L’ami, Tiffany Tavernier, Sabine Wespieser, 2021, 262 pages
Un samedi matin, branle-bas de combat chez les voisins, des gendarmes débarquent et arrêtent le couple. Tout est raconté du point de vue de Thierry, le voisin et ami, qui tombe des nues.
Très vite, on apprend que ce fameux voisin était un serial killer, qu’il avait violenté et tué un certain nombre de jeunes filles, là, sous les yeux de Thierry et sa femme, sans qu’ils ne s’aperçoivent de rien. Le choc.
Ce sera le début d’une longue descente aux enfers pour Thierry et Elizabeth. Et si l’on pense, au début du roman, que l’explosion de leur couple est liée à cette morbide révélation, on s’apercevra bien vite qu’il n’en est rien. Le malaise avait commencé bien avant. Cet événement dramatique révélera au grand jour les failles de toujours. Thierry est un taiseux, il n’arrive pas à exprimer ses émotions, ses sentiments, l’image qu’on lui renvoie de lui ne correspond pas à ce qu’il pense être, le décalage est énorme et incompréhensible, ça va le faire sombrer.
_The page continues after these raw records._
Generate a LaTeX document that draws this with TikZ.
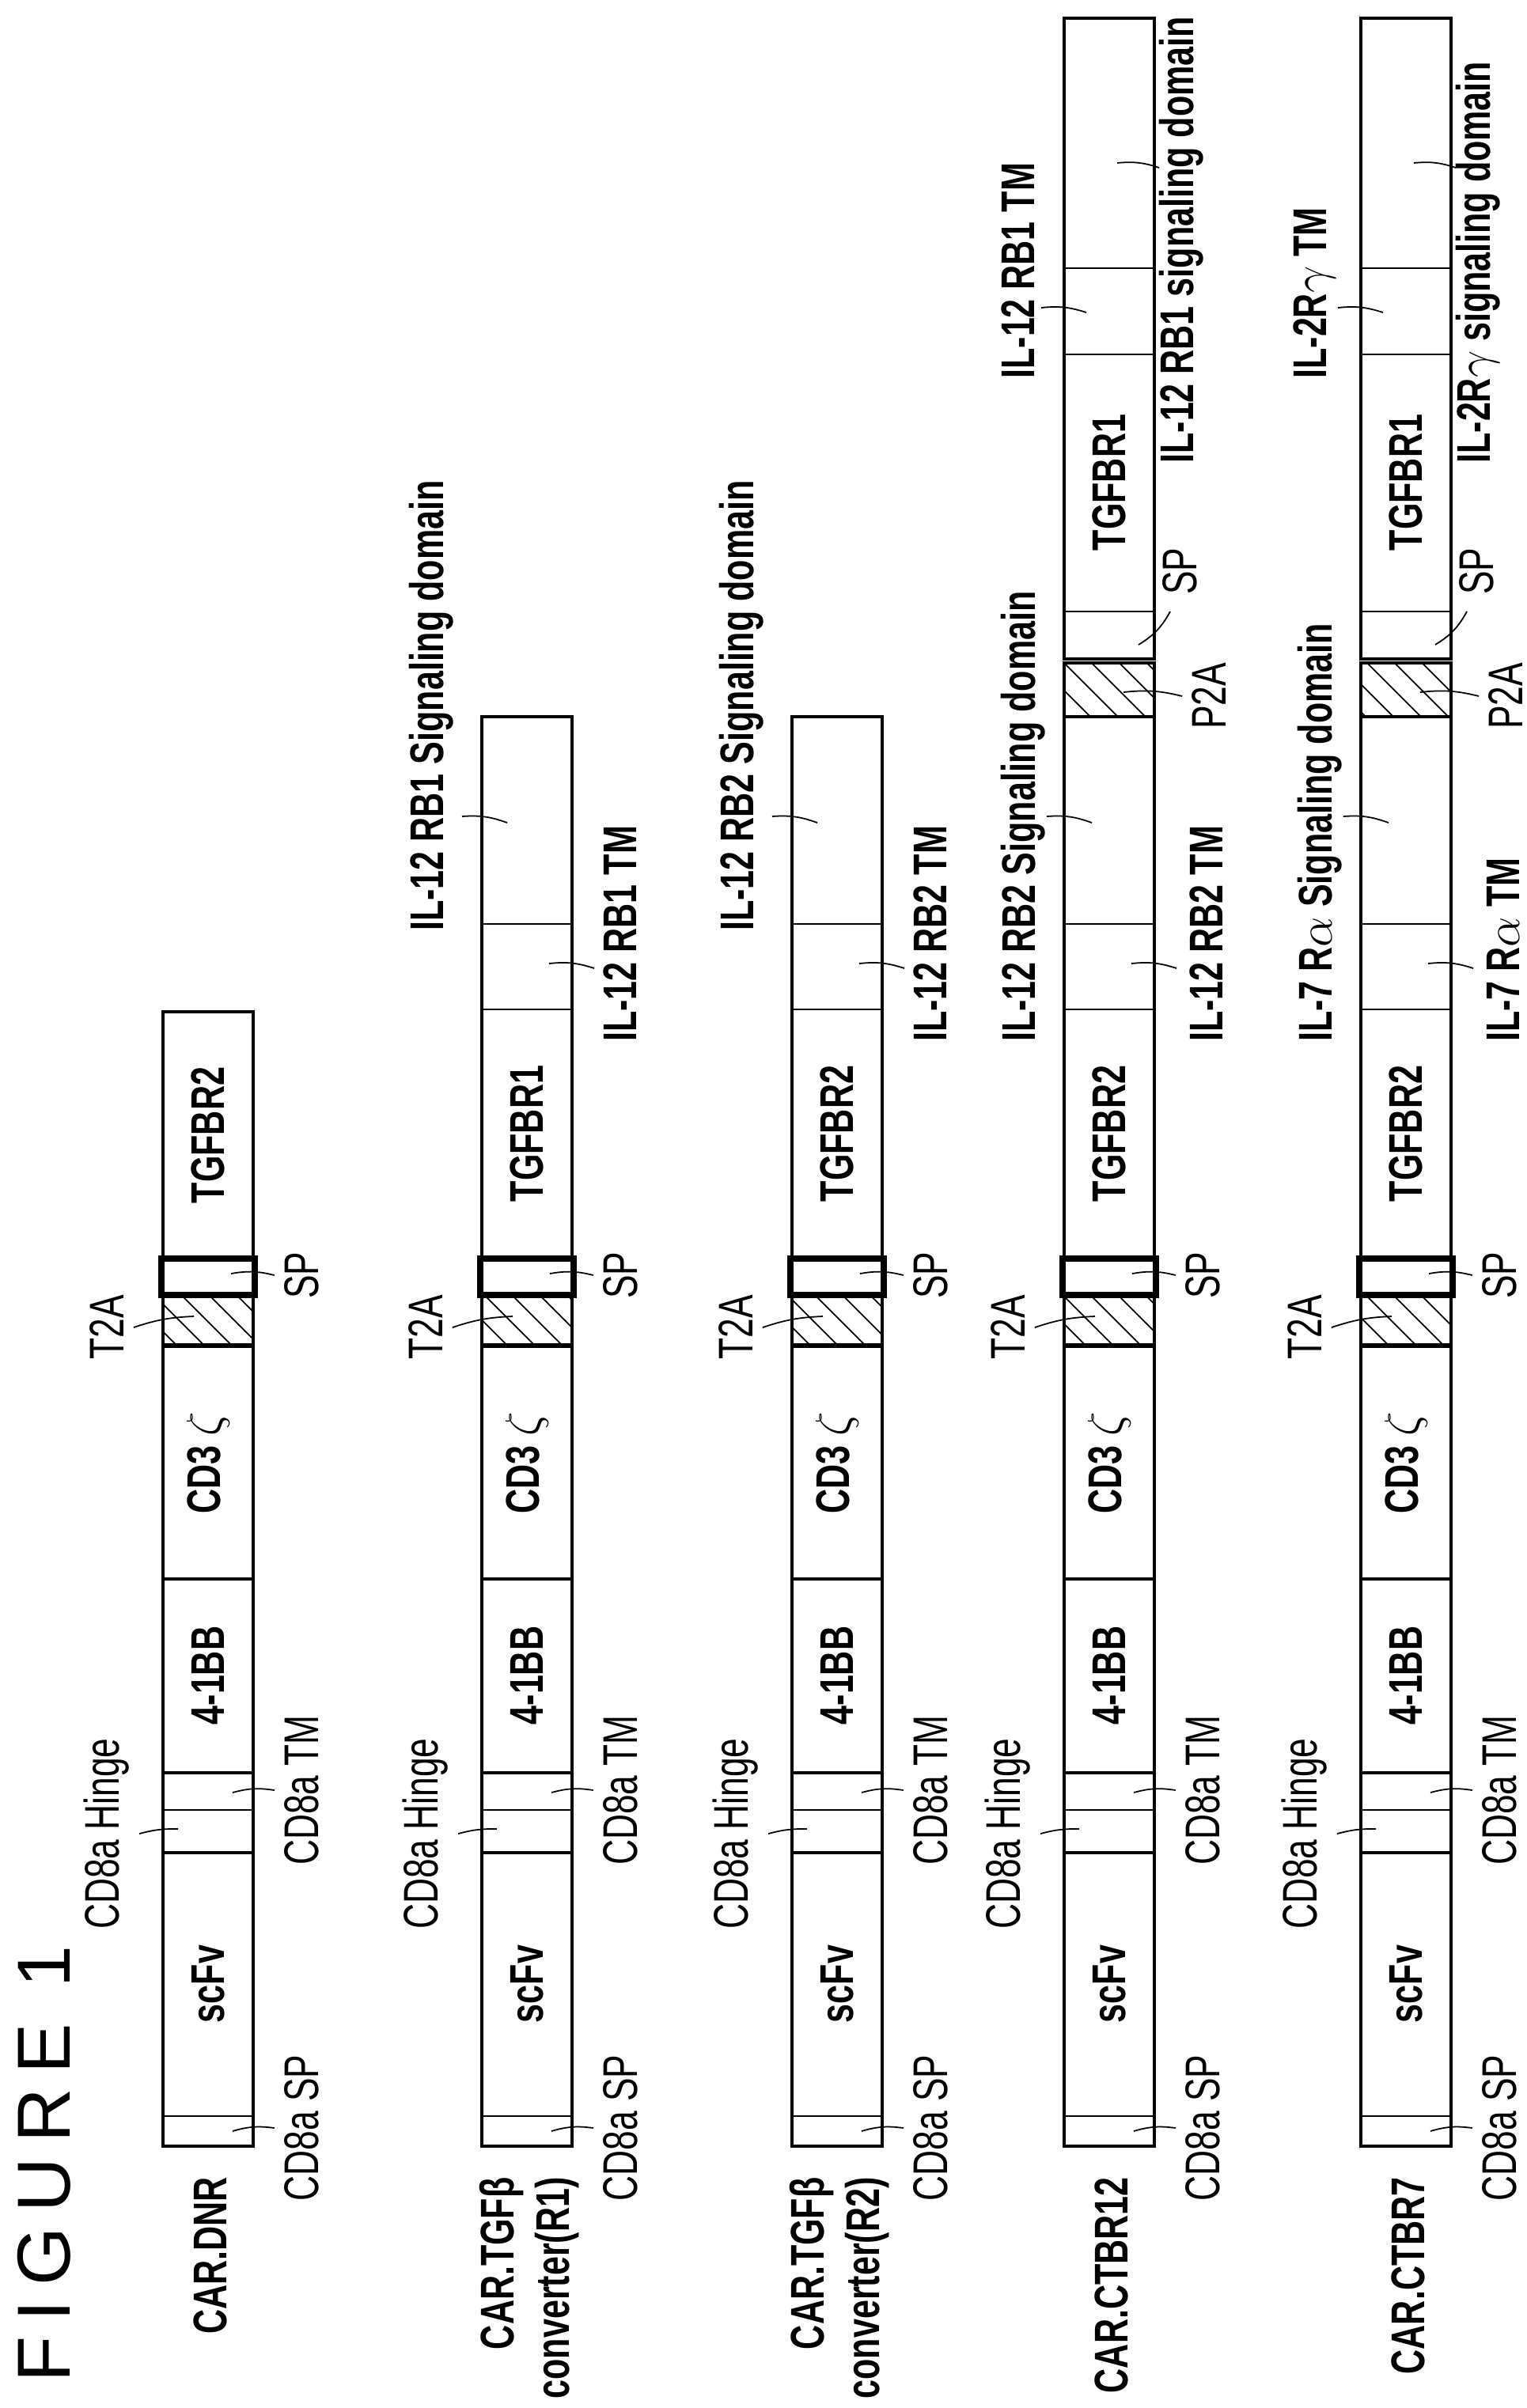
\documentclass[tikz,border=0pt]{standalone}
\usepackage{fontspec}
\setmainfont{Liberation Sans}[FakeStretch=0.72]
\newfontfamily\figfont{Liberation Sans}[LetterSpace=20]
\usetikzlibrary{patterns.meta}

\tikzset{
  part/.style={draw,line width=1pt,fill=white},
  hatched/.style={draw,line width=1pt,pattern={Lines[angle=-45,distance=7pt,line width=0.5pt]}},
  spbox/.style={draw,line width=2.2pt},
  divider/.style={line width=0.7pt},
  boxtext/.style={rotate=90,font=\fontsize{17}{19}\selectfont\bfseries},
  lbl/.style={rotate=90,font=\fontsize{17.5}{19}\selectfont},
  blbl/.style={rotate=90,font=\fontsize{17}{20}\selectfont\bfseries},
  lead/.style={line width=0.5pt},
}

\begin{document}
\begin{tikzpicture}[x=0.01cm,y=-0.01cm]
  \useasboundingbox[fill=white] (0,0) rectangle (1930,3044);

  \node[rotate=90,anchor=west,font=\figfont\fontsize{27}{29}\selectfont] (fig) at (56,3024) {FIGURE 1};

  % CAR part, the same in every row
  \foreach \i/\xl/\carname in {1/206/CAR.DNR,
      2/609/{CAR.TGFβ\\converter(R1)},
      3/1001/{CAR.TGFβ\\converter(R2)},
      4/1345/CAR.CTBR12,
      5/1720/CAR.CTBR7}{
    \draw[part] (\xl,2713) rectangle ({\xl+114},2342);
    \draw[divider] (\xl,2675) -- ({\xl+114},2675);
    \draw[part] (\xl,2342) rectangle ({\xl+114},2241);
    \draw[divider] (\xl,2288) -- ({\xl+114},2288);
    \draw[part] (\xl,2241) rectangle ({\xl+114},1996);
    \draw[part] (\xl,1996) rectangle ({\xl+114},1702);
    \draw[hatched] (\xl,1700) rectangle ({\xl+114},1639);
    \node[boxtext] (scfv\i) at ({\xl+57},2508) {scFv};
    \node[boxtext] (bb\i) at ({\xl+57},2118) {4-1BB};
    \node[boxtext] (cd3\i) at ({\xl+57},1849) {CD3 $\zeta$};
    \node[blbl,anchor=east,align=right] (name\i) at ({\xl+60},2740) {\carname};
    \node[lbl] (cdsp\i) at ({\xl+175},2690) {CD8a SP};
    \node[lbl] (cdtm\i) at ({\xl+175},2263) {CD8a TM};
    \node[lbl] (hinge\i) at ({\xl-71},2318) {CD8a Hinge};
    \node[lbl] (tta\i) at ({\xl-71},1678) {T2A};
    \draw[lead] ({\xl+88},2694) to[bend left=12] (cdsp\i.north);
    \draw[lead] ({\xl+88},2266) to[bend left=12] (cdtm\i.north);
    \draw[lead] (hinge\i.south) to[bend left=8] ({\xl+19},2312);
    \draw[lead] (tta\i.south) to[bend left=8] ({\xl+39},1664);
  }

  % first receptor part
  \draw[part] (206,1591) rectangle (320,1279);
  \node[boxtext] (tgf1) at (263,1435) {TGFBR2};
  \foreach \i/\xl/\tgf/\rb in {2/609/TGFBR1/RB1, 3/1001/TGFBR2/RB2}{
    \draw[part] (\xl,1591) rectangle ({\xl+114},906);
    \draw[divider] (\xl,1276) -- ({\xl+114},1276);
    \draw[divider] (\xl,1168) -- ({\xl+114},1168);
    \node[boxtext] (tgf\i) at ({\xl+57},1433) {\tgf};
    \node[blbl,anchor=west] (tm\i) at ({\xl+175},1329) {IL-12 \rb\ TM};
    \node[blbl,anchor=west] (sig\i) at ({\xl-64},1189) {IL-12 \rb\ Signaling domain};
    \draw[lead] ({\xl+85},1218) to[bend left=12] ({\xl+142},1224);
    \draw[lead] ({\xl-25},1032) to[bend left=12] ({\xl+32},1040);
  }
  \foreach \i/\xl/\sigA/\tmA/\tmB/\sigB in {
      4/1345/{IL-12 RB2 Signaling domain}/{IL-12 RB2 TM}/{IL-12 RB1 TM}/{IL-12 RB1 signaling domain},
      5/1720/{IL-7 R$\alpha$ Signaling domain}/{IL-7 R$\alpha$ TM}/{IL-2R$\gamma$ TM}/{IL-2R$\gamma$ signaling domain}}{
    \draw[part] (\xl,1591) rectangle ({\xl+114},906);
    \draw[divider] (\xl,1276) -- ({\xl+114},1276);
    \draw[divider] (\xl,1168) -- ({\xl+114},1168);
    \node[boxtext] (tgf\i) at ({\xl+57},1433) {TGFBR2};
    \node[blbl,anchor=west] (tm\i) at ({\xl+180},1329) {\tmA};
    \node[blbl,anchor=west] (sig\i) at ({\xl-52},1329) {\sigA};
    \draw[lead] ({\xl+85},1218) to[bend left=12] ({\xl+142},1224);
    \draw[lead] ({\xl-22},1032) to[bend left=12] ({\xl+35},1040);
    % second receptor part
    \draw[hatched] (\xl,906) rectangle ({\xl+114},838);
    \node[lbl] (pta\i) at ({\xl+183},880) {P2A};
    \draw[lead] ({\xl+75},875) to[bend left=10] (pta\i.north);
    \draw[part] (\xl,833) rectangle ({\xl+114},23);
    \draw[divider] (\xl,773) -- ({\xl+114},773);
    \draw[divider] (\xl,448) -- ({\xl+114},448);
    \draw[divider] (\xl,339) -- ({\xl+114},339);
    \node[boxtext] (tgfb\i) at ({\xl+57},610) {TGFBR1};
    \node[lbl] (spb\i) at ({\xl+146},722) {SP};
    \draw[lead] ({\xl+94},815) to[bend right=15] ({\xl+134},773);
    \node[blbl,anchor=west] (tmb\i) at ({\xl-58},491) {\tmB};
    \node[blbl,anchor=west] (sigb\i) at ({\xl+148},598) {\sigB};
    \draw[lead] ({\xl-29},389) to[bend left=12] ({\xl+28},395);
    \draw[lead] ({\xl+67},206) to[bend left=12] ({\xl+120},212);
  }

  % thick SP boxes in front
  \foreach \i/\xl in {1/206,2/609,3/1001,4/1345,5/1720}{
    \draw[spbox] ({\xl-2},1637) rectangle ({\xl+116},1591);
    \node[lbl] (sp\i) at ({\xl+175},1612) {SP};
    \draw[lead] ({\xl+86},1610) to[bend left=12] (sp\i.north);
  }
\end{tikzpicture}
\end{document}
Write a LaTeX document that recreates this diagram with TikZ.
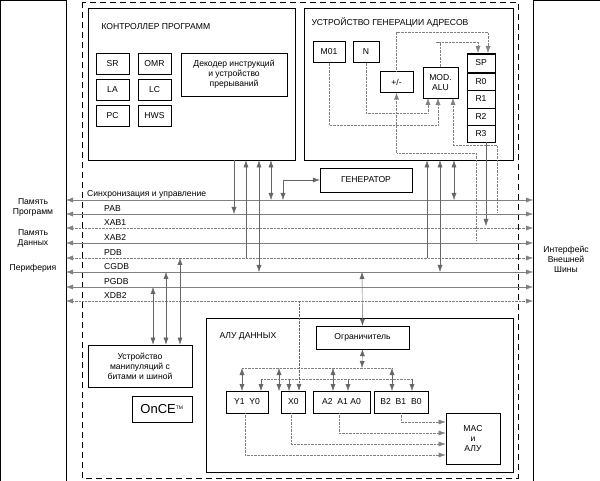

Comment peut-on ne pas voir que son ami est un dangereux individu ? Comment peut-on partager autant de moments complices avec quelqu’un sans se rendre compte qu’il est un être profondément mauvais ? Et qu’est-ce que cela signifie ?
Quand on est dans l’ignorance d’un fait, on ne prête aucune attention aux détails, et lorsque ce fait se révèle, on revit alors les rencontres, les paroles, les événements à l’aune de cette découverte, et là, on tombe de haut, on comprend à quel point on a été berné, et ça fait mal, très mal.
Comment reprendre pied quand les médias harcèlent ? Quand tout part à vau-l’eau, et qu’il ne nous reste que les souvenirs, que le monde intérieur pour essayer de se reconstruire…
Le désarroi de cet homme est bouleversant. Si j’ai eu un peu de mal au début du roman avec les phrases très brèves, trop sèches, j’ai été complètement emportée dans le tourbillon des phrases plus longues qui embrassaient les pensées de Thierry, son désarroi, son incompréhension, sa solitude intérieure extrême.
C’est un roman que j’ai lu quasiment d’une traite. D’ordinaire les livres que j’avale trop rapidement, je les oublie aussi vite. Celui-ci, quelques semaines après, a laissé une empreinte, des images et des sentiments forts.